SHORT PROBLEM ->
Only the lines from the start of the data below through the line that contains "const toPoints = values" are to be copied, exactly and without pictures.

● ● ● ● ● ● ●

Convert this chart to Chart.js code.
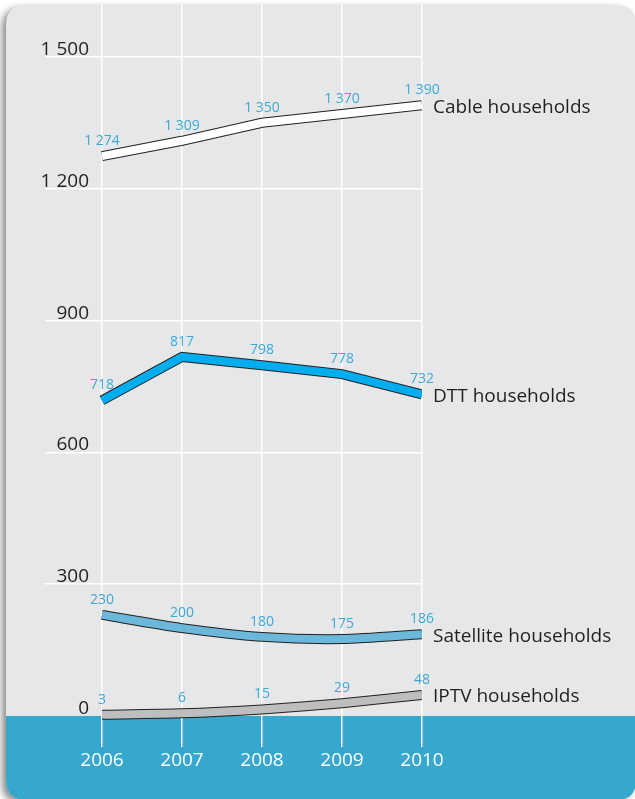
<!DOCTYPE html>
<html>
<head>
<meta charset="utf-8">
<script src="https://cdn.jsdelivr.net/npm/chart.js@4"></script>
<style>
  html, body { margin: 0; padding: 0; background: #fff; }
  canvas { display: block; }
</style>
</head>
<body>
<canvas id="tvChart" width="635" height="799"></canvas>
<script>
// Data
const years = [2006, 2007, 2008, 2009, 2010];
const cable = [1274, 1309, 1350, 1370, 1390];
const dtt = [718, 817, 798, 778, 732];
const satellite = [230, 200, 180, 175, 186];
const iptv = [3, 6, 15, 29, 48];
const yTicks = [0, 300, 600, 900, 1200, 1500];

const seriesNames = ["Cable households", "DTT households", "Satellite households", "IPTV households"];
const seriesValues = [cable, dtt, satellite, iptv];
const seriesColors = ["#ffffff", "#00aeef", "#6cb8db", "#bcbec0"];
const seriesTension = [0, 0, 0.25, 0.2];

const FONT = "'Open Sans', 'Noto Sans', sans-serif";
const dark = "#231f20";
const labelBlue = "#3ea9d6";
const panelGrey = "#e6e7e8";
const bandBlue = "#36a7cd";

// thousands with a space, like "1 500"
const fmt = v => String(v).replace(/\B(?=(\d{3})+(?!\d))/g, " ");

const toPoints = values => values.map((v, i) => ({x: years[i], y: v}));

// each series is a thick coloured ribbon over a slightly wider dark one
let datasets = [];
seriesValues.forEach((values, i) => {
    datasets.push({
        data: toPoints(values),
        borderColor: seriesColors[i],
        borderWidth: 8,
        tension: seriesTension[i],
        borderJoinStyle: 'miter',
        pointRadius: 0,
        order: 0,
        seriesIndex: i
    });
    datasets.push({
        data: toPoints(values),
        borderColor: dark,
        borderWidth: 10,
        tension: seriesTension[i],
        borderJoinStyle: 'miter',
        pointRadius: 0,
        order: 1
    });
});

const roundRect = function(ctx, x, y, w, h, r) {
    ctx.beginPath();
    ctx.moveTo(x + r, y);
    ctx.lineTo(x + w - r, y);
    ctx.quadraticCurveTo(x + w, y, x + w, y + r);
    ctx.lineTo(x + w, y + h - r);
    ctx.quadraticCurveTo(x + w, y + h, x + w - r, y + h);
    ctx.lineTo(x + r, y + h);
    ctx.quadraticCurveTo(x, y + h, x, y + h - r);
    ctx.lineTo(x, y + r);
    ctx.quadraticCurveTo(x, y, x + r, y);
    ctx.closePath();
}

// Panel, shadow and blue band behind the chart
const backgroundPlugin = {
    id: 'panel',
    beforeDraw(chart) {
        const ctx = chart.ctx;
        const yScale = chart.scales.y;
        const zeroY = yScale.getPixelForValue(0);
        ctx.save();
        ctx.fillStyle = "#ffffff";
        ctx.fillRect(0, 0, chart.width, chart.height);

        ctx.shadowColor = "rgba(0, 0, 0, 0.45)";
        ctx.shadowBlur = 7;
        ctx.shadowOffsetX = -4;
        ctx.shadowOffsetY = 3;
        roundRect(ctx, 6, 5, 630, 795, 20);
        ctx.fillStyle = panelGrey;
        ctx.fill();
        ctx.restore();

        ctx.save();
        roundRect(ctx, 6, 5, 630, 795, 20);
        ctx.clip();
        ctx.fillStyle = bandBlue;
        ctx.fillRect(0, zeroY, chart.width, chart.height - zeroY);
        ctx.restore();
    }
};

// Y labels, value labels and series names
const labelsPlugin = {
    id: 'labels',
    afterDatasetsDraw(chart) {
        const ctx = chart.ctx;
        const yScale = chart.scales.y;
        ctx.save();

        // y tick labels sit on top of their gridline
        ctx.font = "19px " + FONT;
        ctx.fillStyle = dark;
        ctx.textAlign = 'right';
        ctx.textBaseline = 'alphabetic';
        yTicks.forEach(v => {
            ctx.fillText(fmt(v), 89, yScale.getPixelForValue(v) - 2);
        });

        chart.data.datasets.forEach((ds, di) => {
            if (ds.seriesIndex === undefined) return;
            const meta = chart.getDatasetMeta(di);
            const values = seriesValues[ds.seriesIndex];

            ctx.font = "14px " + FONT;
            ctx.fillStyle = labelBlue;
            ctx.textAlign = 'center';
            ctx.textBaseline = 'middle';
            meta.data.forEach((pt, i) => {
                ctx.fillText(fmt(values[i]), pt.x, pt.y - 15);
            });

            const last = meta.data[meta.data.length - 1];
            ctx.font = "19px " + FONT;
            ctx.fillStyle = dark;
            ctx.textAlign = 'left';
            ctx.fillText(seriesNames[ds.seriesIndex], last.x + 11, last.y + 2);
        });
        ctx.restore();
    }
};

new Chart(document.getElementById('tvChart'), {
    type: 'line',
    data: {
        datasets: datasets
    },
    options: {
        responsive: false,
        animation: false,
        layout: {
            padding: {left: 45, right: 213, top: 5, bottom: 0}
        },
        scales: {
            x: {
                type: 'linear',
                min: 2005.2875,
                max: 2010,
                afterBuildTicks: scale => {
                    scale.ticks = years.map(v => ({value: v}));
                },
                afterFit: scale => {
                    scale.height = 52;
                },
                grid: {
                    color: "#ffffff",
                    lineWidth: 1.5,
                    drawTicks: false
                },
                border: {display: false},
                ticks: {
                    color: "#ffffff",
                    font: {family: FONT, size: 19},
                    padding: 2,
                    callback: v => String(v)
                }
            },
            y: {
                min: -70.6,
                max: 1618,
                afterBuildTicks: scale => {
                    scale.ticks = yTicks.map(v => ({value: v}));
                },
                afterFit: scale => {
                    scale.width = 0;
                },
                grid: {
                    color: ctx => ctx.tick && ctx.tick.value === 0 ? 'rgba(0,0,0,0)' : "#ffffff",
                    lineWidth: 1.5,
                    drawTicks: false
                },
                border: {display: false},
                ticks: {display: false}
            }
        },
        plugins: {
            legend: false,
            tooltip: {enabled: false}
        }
    },
    plugins: [backgroundPlugin, labelsPlugin]
});
</script>
</body>
</html>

● ● ● ● ● ● ●

RESPONSE ->
Convert this chart to Chart.js code.
<!DOCTYPE html>
<html>
<head>
<meta charset="utf-8">
<script src="https://cdn.jsdelivr.net/npm/chart.js@4"></script>
<style>
  html, body { margin: 0; padding: 0; background: #fff; }
  canvas { display: block; }
</style>
</head>
<body>
<canvas id="tvChart" width="635" height="799"></canvas>
<script>
// Data
const years = [2006, 2007, 2008, 2009, 2010];
const cable = [1274, 1309, 1350, 1370, 1390];
const dtt = [718, 817, 798, 778, 732];
const satellite = [230, 200, 180, 175, 186];
const iptv = [3, 6, 15, 29, 48];
const yTicks = [0, 300, 600, 900, 1200, 1500];

const seriesNames = ["Cable households", "DTT households", "Satellite households", "IPTV households"];
const seriesValues = [cable, dtt, satellite, iptv];
const seriesColors = ["#ffffff", "#00aeef", "#6cb8db", "#bcbec0"];
const seriesTension = [0, 0, 0.25, 0.2];

const FONT = "'Open Sans', 'Noto Sans', sans-serif";
const dark = "#231f20";
const labelBlue = "#3ea9d6";
const panelGrey = "#e6e7e8";
const bandBlue = "#36a7cd";

// thousands with a space, like "1 500"
const fmt = v => String(v).replace(/\B(?=(\d{3})+(?!\d))/g, " ");

const toPoints = values => values.map((v, i) => ({x: years[i], y: v}));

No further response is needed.